Dataset excerpt
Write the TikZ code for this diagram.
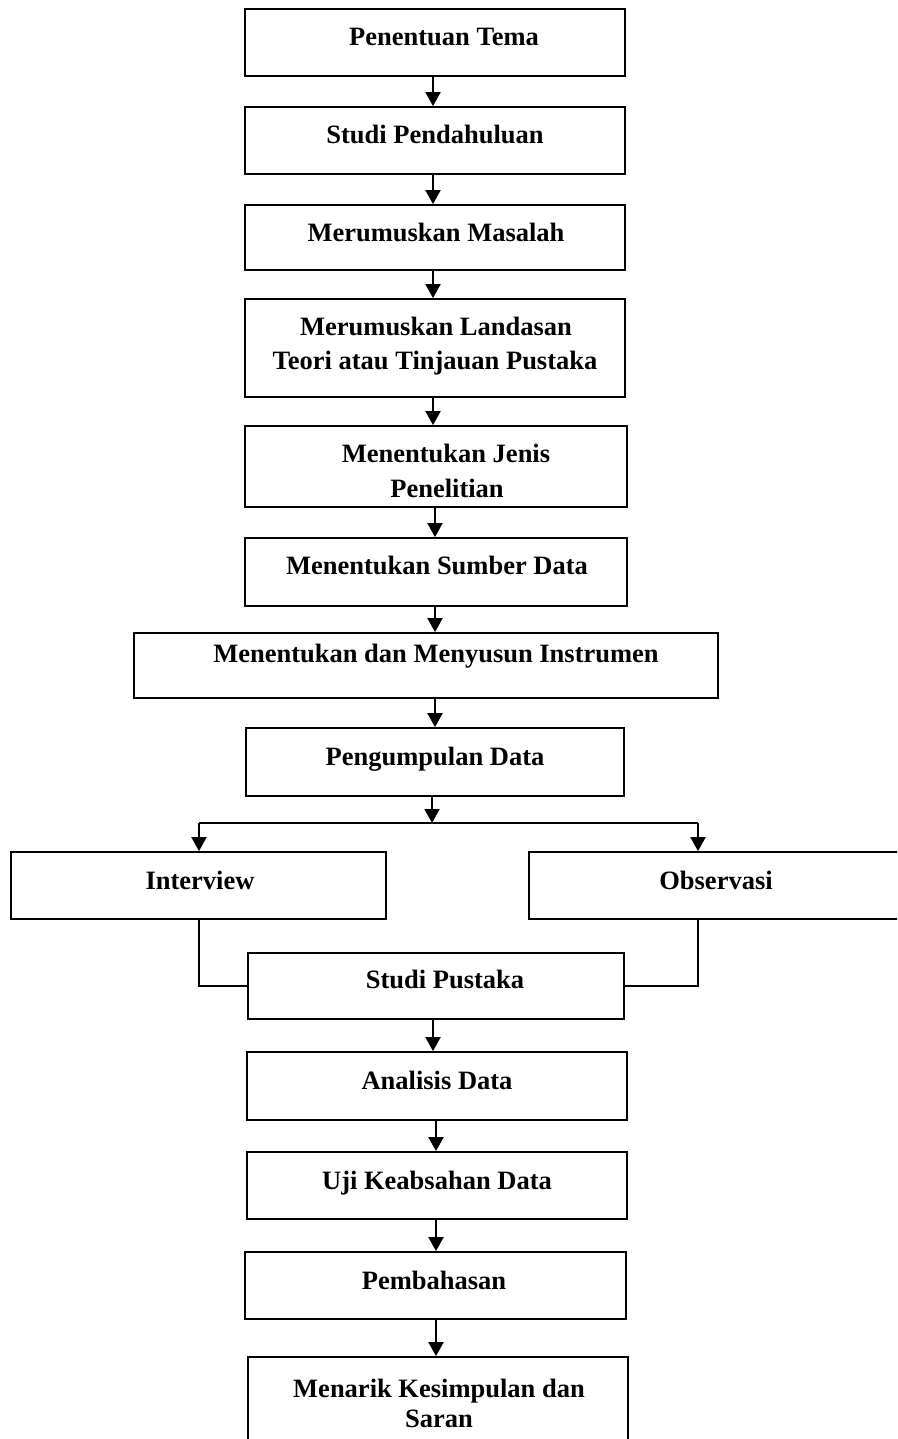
\documentclass[tikz,border=0pt]{standalone}
\usepackage{fontspec}
\setmainfont{Liberation Serif}
\usetikzlibrary{arrows.meta,calc}
\begin{document}
\begin{tikzpicture}[x=1pt,y=-1pt,
  box/.style={draw=black,line width=1.8pt,fill=white,inner sep=0pt},
  lbl/.style={anchor=base,inner sep=0pt,font=\fontsize{26.5}{30}\selectfont\bfseries},
  arr/.style={line width=2pt,-{Triangle[width=15pt,length=14pt]}},
  conn/.style={line width=1.6pt}]
\useasboundingbox (0,0) rectangle (897,1439);
\clip (0,0) rectangle (897,1439);
\fill[white] (0,0) rectangle (897,1439);
% boxes: left,right,top,bottom
\newcommand{\mybox}[5]{\node[box,minimum width={#3-#2},minimum height={#5-#4}] (#1) at ({(#2+#3)/2},{(#4+#5)/2}) {};}
\mybox{b1}{245}{625}{9}{76}
\mybox{b2}{245}{625}{107}{174}
\mybox{b3}{245}{625}{205}{270}
\mybox{b4}{245}{625}{299}{397}
\mybox{b5}{245}{627}{426}{507}
\mybox{b6}{245}{627}{538}{606}
\mybox{b7}{134}{718}{633}{698}
\mybox{b8}{246}{624}{728}{796}
\mybox{b9}{11}{386}{852}{919}
\mybox{b10}{529}{905}{852}{919}
\mybox{b11}{248}{624}{953}{1019}
\mybox{b12}{247}{627}{1052}{1120}
\mybox{b13}{247}{627}{1152}{1219}
\mybox{b14}{245}{626}{1252}{1319}
\mybox{b15}{248}{628}{1357}{1450}
% labels
\node[lbl] (t1) at (444,46) {Penentuan Tema};
\node[lbl] (t2) at (435,144) {Studi Pendahuluan};
\node[lbl] (t3) at (436,242) {Merumuskan Masalah};
\node[lbl] (t4a) at (436,335) {Merumuskan Landasan};
\node[lbl] (t4b) at (435,369) {Teori atau Tinjauan Pustaka};
\node[lbl] (t5a) at (446,462) {Menentukan Jenis};
\node[lbl] (t5b) at (447,497) {Penelitian};
\node[lbl] (t6) at (437,574) {Menentukan Sumber Data};
\node[lbl] (t7) at (436,662) {Menentukan dan Menyusun Instrumen};
\node[lbl] (t8) at (435,765) {Pengumpulan Data};
\node[lbl] (t9) at (200,889) {Interview};
\node[lbl] (t10) at (716,889) {Observasi};
\node[lbl] (t11) at (445,988) {Studi Pustaka};
\node[lbl] (t12) at (437,1089) {Analisis Data};
\node[lbl] (t13) at (437,1189) {Uji Keabsahan Data};
\node[lbl] (t14) at (434,1289) {Pembahasan};
\node[lbl] (t15a) at (439,1397) {Menarik Kesimpulan dan};
\node[lbl] (t15b) at (439,1427) {Saran};
% arrows
\coordinate (c1) at (433,0);
\coordinate (c2) at (435,0);
\coordinate (c3) at (436,0);
\draw[arr] (c1 |- b1.south) -- (c1 |- b2.north);
\draw[arr] (c1 |- b2.south) -- (c1 |- b3.north);
\draw[arr] (c1 |- b3.south) -- (c1 |- b4.north);
\draw[arr] (c1 |- b4.south) -- (c1 |- b5.north);
\draw[arr] (c2 |- b5.south) -- (c2 |- b6.north);
\draw[arr] (c2 |- b6.south) -- (c2 |- b7.north);
\draw[arr] (c2 |- b7.south) -- (c2 |- b8.north);
\coordinate (br) at (432,823);
\coordinate (brL) at (199,823);
\coordinate (brR) at (698,823);
\draw[arr] (br |- b8.south) -- (br);
\draw[line width=2pt] (brL) -- (brR);
\draw[arr] (brL) -- (brL |- b9.north);
\draw[arr] (brR) -- (brR |- b10.north);
\draw[conn] (brL |- b9.south) |- (b11.west);
\draw[conn] (brR |- b10.south) |- (b11.east);
\draw[arr] (c1 |- b11.south) -- (c1 |- b12.north);
\draw[arr] (c3 |- b12.south) -- (c3 |- b13.north);
\draw[arr] (c3 |- b13.south) -- (c3 |- b14.north);
\draw[arr] (c3 |- b14.south) -- (c3 |- b15.north);
\end{tikzpicture}
\end{document}
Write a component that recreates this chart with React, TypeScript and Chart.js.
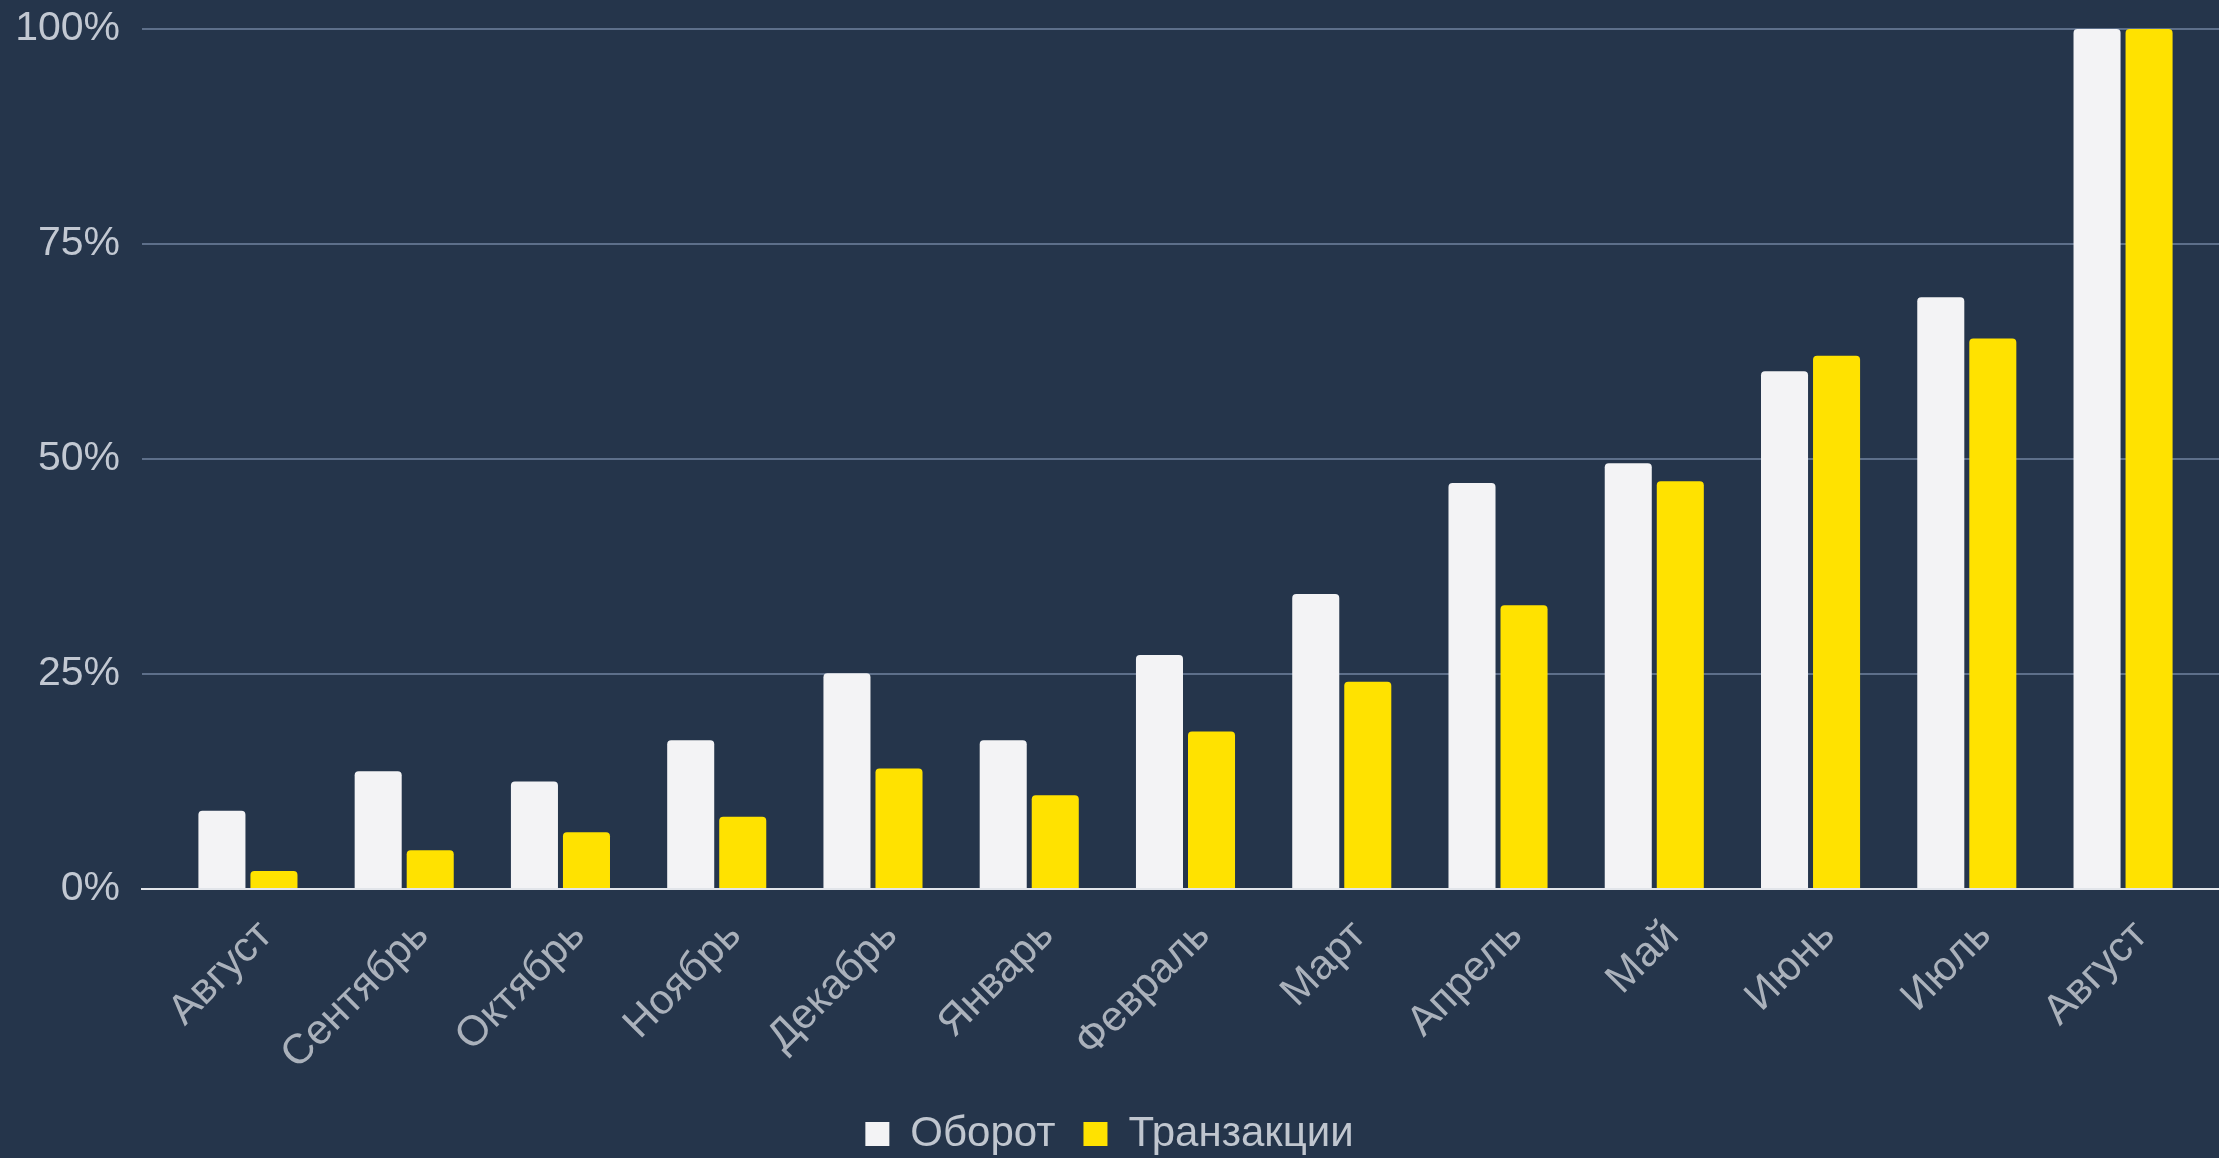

**Aim:** Leave out the pictures and retype every line above exactly.

**Finished exercise:**
Write the TikZ code for this diagram.
\documentclass[tikz,border=0pt]{standalone}
\usepackage{fontspec}
\setmainfont{Liberation Serif}
\usetikzlibrary{arrows.meta,calc}
\begin{document}
\begin{tikzpicture}[x=1pt,y=-1pt,
  box/.style={draw=black,line width=1.8pt,fill=white,inner sep=0pt},
  lbl/.style={anchor=base,inner sep=0pt,font=\fontsize{26.5}{30}\selectfont\bfseries},
  arr/.style={line width=2pt,-{Triangle[width=15pt,length=14pt]}},
  conn/.style={line width=1.6pt}]
\useasboundingbox (0,0) rectangle (897,1439);
\clip (0,0) rectangle (897,1439);
\fill[white] (0,0) rectangle (897,1439);
% boxes: left,right,top,bottom
\newcommand{\mybox}[5]{\node[box,minimum width={#3-#2},minimum height={#5-#4}] (#1) at ({(#2+#3)/2},{(#4+#5)/2}) {};}
\mybox{b1}{245}{625}{9}{76}
\mybox{b2}{245}{625}{107}{174}
\mybox{b3}{245}{625}{205}{270}
\mybox{b4}{245}{625}{299}{397}
\mybox{b5}{245}{627}{426}{507}
\mybox{b6}{245}{627}{538}{606}
\mybox{b7}{134}{718}{633}{698}
\mybox{b8}{246}{624}{728}{796}
\mybox{b9}{11}{386}{852}{919}
\mybox{b10}{529}{905}{852}{919}
\mybox{b11}{248}{624}{953}{1019}
\mybox{b12}{247}{627}{1052}{1120}
\mybox{b13}{247}{627}{1152}{1219}
\mybox{b14}{245}{626}{1252}{1319}
\mybox{b15}{248}{628}{1357}{1450}
% labels
\node[lbl] (t1) at (444,46) {Penentuan Tema};
\node[lbl] (t2) at (435,144) {Studi Pendahuluan};
\node[lbl] (t3) at (436,242) {Merumuskan Masalah};
\node[lbl] (t4a) at (436,335) {Merumuskan Landasan};
\node[lbl] (t4b) at (435,369) {Teori atau Tinjauan Pustaka};
\node[lbl] (t5a) at (446,462) {Menentukan Jenis};
\node[lbl] (t5b) at (447,497) {Penelitian};
\node[lbl] (t6) at (437,574) {Menentukan Sumber Data};
\node[lbl] (t7) at (436,662) {Menentukan dan Menyusun Instrumen};
\node[lbl] (t8) at (435,765) {Pengumpulan Data};
\node[lbl] (t9) at (200,889) {Interview};
\node[lbl] (t10) at (716,889) {Observasi};
\node[lbl] (t11) at (445,988) {Studi Pustaka};
\node[lbl] (t12) at (437,1089) {Analisis Data};
\node[lbl] (t13) at (437,1189) {Uji Keabsahan Data};
\node[lbl] (t14) at (434,1289) {Pembahasan};
\node[lbl] (t15a) at (439,1397) {Menarik Kesimpulan dan};
\node[lbl] (t15b) at (439,1427) {Saran};
% arrows
\coordinate (c1) at (433,0);
\coordinate (c2) at (435,0);
\coordinate (c3) at (436,0);
\draw[arr] (c1 |- b1.south) -- (c1 |- b2.north);
\draw[arr] (c1 |- b2.south) -- (c1 |- b3.north);
\draw[arr] (c1 |- b3.south) -- (c1 |- b4.north);
\draw[arr] (c1 |- b4.south) -- (c1 |- b5.north);
\draw[arr] (c2 |- b5.south) -- (c2 |- b6.north);
\draw[arr] (c2 |- b6.south) -- (c2 |- b7.north);
\draw[arr] (c2 |- b7.south) -- (c2 |- b8.north);
\coordinate (br) at (432,823);
\coordinate (brL) at (199,823);
\coordinate (brR) at (698,823);
\draw[arr] (br |- b8.south) -- (br);
\draw[line width=2pt] (brL) -- (brR);
\draw[arr] (brL) -- (brL |- b9.north);
\draw[arr] (brR) -- (brR |- b10.north);
\draw[conn] (brL |- b9.south) |- (b11.west);
\draw[conn] (brR |- b10.south) |- (b11.east);
\draw[arr] (c1 |- b11.south) -- (c1 |- b12.north);
\draw[arr] (c3 |- b12.south) -- (c3 |- b13.north);
\draw[arr] (c3 |- b13.south) -- (c3 |- b14.north);
\draw[arr] (c3 |- b14.south) -- (c3 |- b15.north);
\end{tikzpicture}
\end{document}
Write a component that recreates this chart with React, TypeScript and Chart.js.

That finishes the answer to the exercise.